Obwohl sie keine Beweise vorlegte – keine Fotos, keine offiziellen Dokumente, keine Tonaufnahmen –, tat das ihrer Wirkung keinen Abbruch. Im Gegenteil: Ihre Sprache erzeugte Bilder in den Köpfen der Zuhörenden, und diese Bilder blieben haften. Es war nicht die objektive Nachvollziehbarkeit, sondern die Vorstellungskraft, die zählte. Und genau das war der Moment, in dem sich erste Umrisse einer öffentlichen Deutung abzeichneten – ein Anfang, aus dem sich später eine größere Geschichte entwickeln sollte.

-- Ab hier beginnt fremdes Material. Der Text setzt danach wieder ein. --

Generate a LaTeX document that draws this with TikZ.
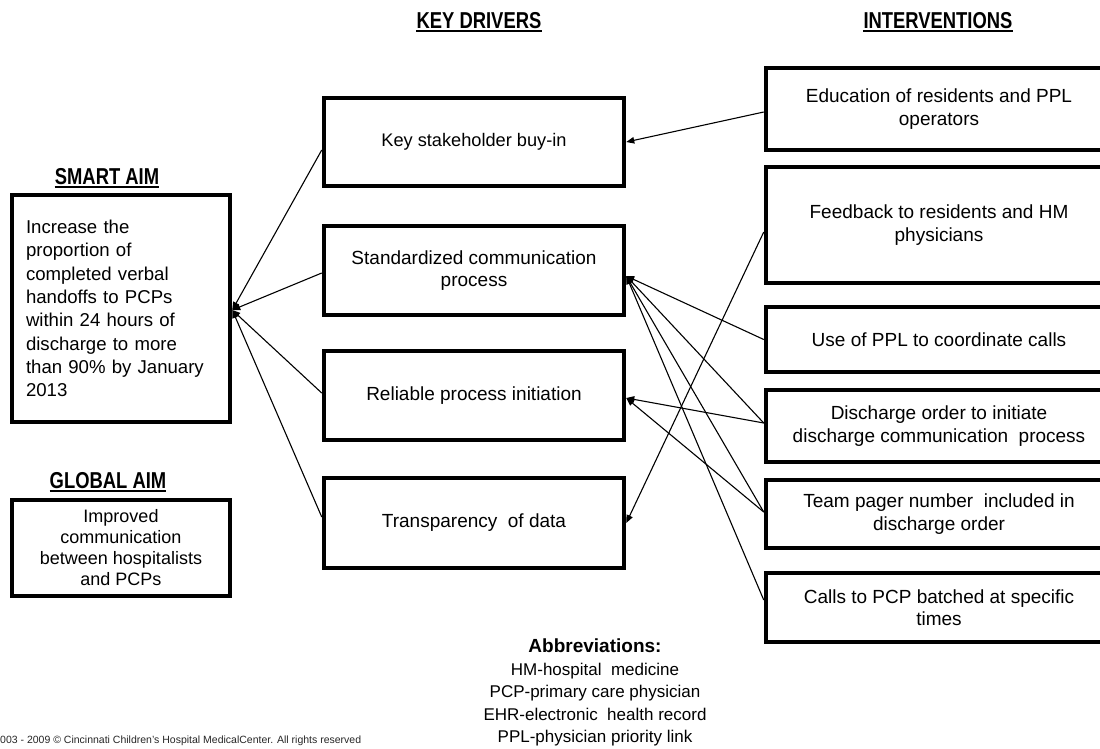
\documentclass[tikz,border=0pt]{standalone}
\usepackage{fontspec}
\setmainfont{Liberation Sans}
\newfontfamily\titlefont[FakeStretch=0.8]{Liberation Sans}
\usetikzlibrary{arrows.meta}
\begin{document}
\begin{tikzpicture}[x=1pt,y=-1pt,
  box/.style={draw=black, line width=4.5pt, rectangle, inner sep=2pt, align=center,
    font=\fontsize{19}{22.5}\selectfont},
  heading/.style={inner sep=0pt, font=\titlefont\bfseries\fontsize{23}{26}\selectfont},
  uline/.style={line width=1.6pt},
  conn/.style={line width=1.1pt, -{Triangle[length=8pt,width=6.5pt]}},
]
\useasboundingbox (0,0) rectangle (1100,748);

% headings
\node[heading, anchor=base] (hkd) at (479,28) {KEY DRIVERS};
\node[heading, anchor=base] (hint) at (938,28) {INTERVENTIONS};
\node[heading, anchor=base] (hsa) at (107,184) {SMART AIM};
\node[heading, anchor=base] (hga) at (108,488) {GLOBAL AIM};
\foreach \h in {hkd,hint,hsa,hga}
  \draw[uline] ([yshift=-3pt]\h.base west) -- ([yshift=-3pt]\h.base east);

% aims
\node[box, minimum width=218pt, minimum height=227pt, text width=190pt, align=left,
  font=\fontsize{18.6}{23.3}\selectfont] (smart) at (121,308.5)
  {Increase the\\proportion of\\completed verbal\\handoffs to PCPs\\within 24 hours of\\discharge to more\\than 90\% by January\\2013};
\node[box, minimum width=218pt, minimum height=96pt, font=\fontsize{18}{21}\selectfont] (global) at (121,548)
  {Improved\\communication\\between hospitalists\\and PCPs};

% key drivers
\node[box, minimum width=300pt, minimum height=88pt, font=\fontsize{18.2}{22.5}\selectfont] (d1) at (474,142) {Key stakeholder buy-in};
\node[box, minimum width=300pt, minimum height=89pt] (d2) at (474,270.5) {Standardized communication\\process};
\node[box, minimum width=300pt, minimum height=89pt] (d3) at (474,395.5) {Reliable process initiation};
\node[box, minimum width=300pt, minimum height=90pt] (d4) at (474,523) {Transparency\ \ of data};

% interventions
\node[box, minimum width=346pt, minimum height=82pt] (i1) at (939,109) {Education of residents and PPL\\operators};
\node[box, minimum width=346pt, minimum height=116pt] (i2) at (939,225) {Feedback to residents and HM\\physicians};
\node[box, minimum width=346pt, minimum height=65pt] (i3) at (939,339.5) {Use of PPL to coordinate calls};
\node[box, minimum width=346pt, minimum height=72pt] (i4) at (939,426) {Discharge order to initiate\\discharge communication\ \ process};
\node[box, minimum width=346pt, minimum height=68pt] (i5) at (939,514) {Team pager number\ \ included in\\discharge order};
\node[box, minimum width=346pt, minimum height=69pt] (i6) at (939,607.5) {Calls to PCP batched at specific\\times};

% abbreviations
\node[inner sep=0pt, align=center, font=\fontsize{17}{22.5}\selectfont, anchor=north] (abbr) at (595,639)
  {{\fontsize{19}{22.5}\selectfont\bfseries Abbreviations:}\\HM-hospital\ \ medicine\\PCP-primary care physician\\EHR-electronic\ \ health record\\PPL-physician priority link};

% copyright
\node[inner sep=0pt, anchor=west, font=\fontsize{10.5}{12}\selectfont, text=black!85] (copy) at (0,741)
  {003 - 2009 © Cincinnati Children's Hospital MedicalCenter. All rights reserved};

% connector end points
\coordinate (sa) at ([yshift=-1.5pt]smart.east);
\coordinate (d2in) at ([yshift=-5.5pt]d2.east);
\coordinate (d3in) at ([yshift=-2.5pt]d3.east);

% drivers -> smart aim
\draw[conn] ([yshift=-8pt]d1.west) -- (sa);
\draw[conn] ([yshift=-2.5pt]d2.west) -- (sa);
\draw[conn] ([yshift=2.5pt]d3.west) -- (sa);
\draw[conn] ([yshift=6pt]d4.west) -- (sa);

% interventions -> drivers
\draw[conn] ([yshift=-3pt]i1.west) -- (d1.east);
\draw[conn] ([yshift=-7pt]i2.west) -- (d4.east);
\draw[conn] (i3.west) -- (d2in);
\draw[conn] ([yshift=3pt]i4.west) -- (d2in);
\draw[conn] ([yshift=3pt]i4.west) -- (d3in);
\draw[conn] ([yshift=2pt]i5.west) -- (d2in);
\draw[conn] ([yshift=2pt]i5.west) -- (d3in);
\draw[conn] ([yshift=7.5pt]i6.west) -- (d2in);
\end{tikzpicture}
\end{document}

Ein entscheidender Punkt dabei war, dass die Frau ursprünglich gar nicht über die Marktstraße sprach. Dennoch kam es im Verlauf zu einer unauffälligen Verschiebung: Durch wiederholtes Wiedererzählen und Übernehmen der Darstellung setzte sich die Marktstraße als Ort des Geschehens durch – obwohl sie im ursprünglichen Zusammenhang gar keine Rolle spielte. Dieses Phänomen ist bekannt als „Mandela-Effekt“ – eine kollektive Erinnerung an etwas, das so nie stattgefunden hat.

Damit war die Grundlage für eine weitere Dynamik gelegt. Die Anwesenden verließen die Veranstaltung nicht mit überprüfbaren Informationen, sondern mit inneren Bildern. Sie nahmen Eindrücke mit: von nächtlicher Unruhe, von Bedrohung, von einem Ort, der durch Sprache und Wiederholung seine Bedeutung veränderte. Diese Eindrücke ließen sich leicht weitergeben und weitererzählen. Und mit jeder Wiederholung verstärkte sich ihre Wirkung.

An dieser frühen Phase lässt sich bereits erkennen, wie eng Erinnerung und Zuschreibung miteinander verbunden sind. Emotional aufgeladene Inhalte bleiben besonders gut im Gedächtnis, selbst dann, wenn keine überprüfbaren Fakten vorliegen. Und sobald eine Version in Umlauf ist, kann sie sich verselbstständigen – sie wird zum Ausgangspunkt für neue Deutungen und zusätzliche Ausschmückungen. Die ursprüngliche Quelle verliert an Bedeutung, während die kollektive Darstellung selbst an Einfluss gewinnt.